Delaware Chancery Court Judge William B. Chandler III yesterday ruled the bylaw, approved by Airgas shareholders last month, doesn’t improperly shorten directors’ terms on the industrial-gas company’s staggered board. Air Products may use the ruling to take control of Airgas at the January meeting.
While the ruling probably will be appealed, the presumption is that the decision stands, Mark Gulley, a New York-based analyst at Soleil Securities, said today in a telephone interview. Court testimony indicates Air Products would pay as much as $70 a share and Airgas would start negotiations at that price, he said.
“It would be in the interest of both parties to negotiate a friendly transaction,” Gulley said. He recommends buying shares of Air Products and rates Airgas “hold.”
Lawyers for Radnor, Pennsylvania-based Airgas had argued shareholders erred when they voted Sept. 15 in favor of the bylaw by Air Products, which moved up the date of Airgas’s annual meeting. It was backed by Air Products.
Investors also added three nominees backed by Allentown, Pennsylvania-based Air Products to Airgas’s board. Under the company’s staggered-board system, adopted to make takeovers more difficult, only some directors are up for election at one time.
Air Products will ask Airgas investors to add more of their nominees to the board at the January meeting, giving them control. The board could then drop anti-takeover protections that have been thwarting Air Products’s $65.50-a-share bid.
David Reno, an Air Products spokesman, and Airgas spokesman Andrew Siegel both declined to comment on Chandler’s ruling today.
Chandler’s ruling came at the conclusion of a week-long trial in Georgetown, Delaware, in Air Products’s lawsuit challenging Airgas’s refusal to consider the buyout offer. He’ll rule later on whether Airgas is violating legal duties to shareholders by brushing off Air Products’s overtures.
Airgas’s lawyers argued yesterday the company’s directors, elected to three-year terms, wouldn’t be able to serve their full stints on the board if the company’s annual meeting is moved to January from as early as April.
In his 41-page ruling, Chandler noted Airgas corporate charter “does not unambiguously define what is meant by full term or when the annual meeting must take place.”
Airgas’s bylaws do say the terms of directors up for election in 2011 expire at that year’s annual meeting, the judge said.
There’s no requirement under Delaware’s corporate statutes that Airgas provide a 12-month interval between annual meetings, Chandler said.
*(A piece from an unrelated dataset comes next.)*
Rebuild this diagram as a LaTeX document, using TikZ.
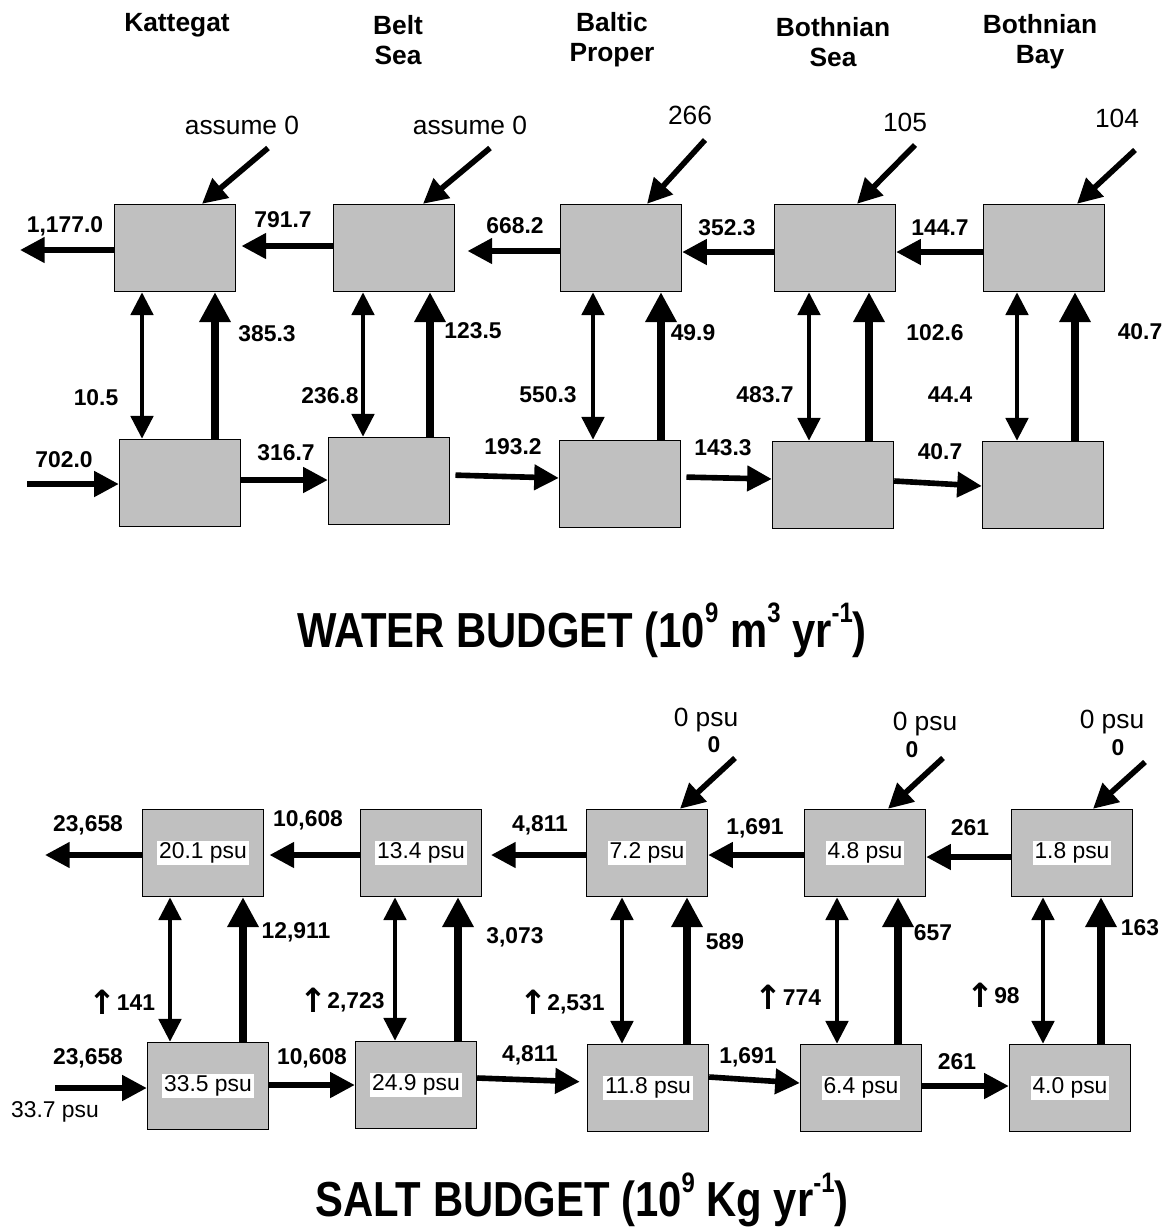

The statutes allow the meeting to be set any time during the calendar year that directors and shareholder deem appropriate, he added.
“Directors and stockholders are free to specify when the annual meeting shall occur and they are free to change it as they see fit so long as they do not violate” Delaware’s corporate statutes, Chandler wrote.
Air Products’s push to have Airgas’s board move up the annual meeting in the context of a takeover fight doesn’t weaken the staggered-board defense, the judge added.
Corporate lawyers can redraft company’s charters and bylaws in a way to ensure directors don’t come up for re-election before they serve out their full terms, Chandler said.
“This is not the end of the world for staggered boards,” the judge said. “It is an easy fix if it needs fixing.”
The case is Airgas Inc. v. Air Products & Chemicals Inc., 5817, Delaware Chancery Court (Wilmington).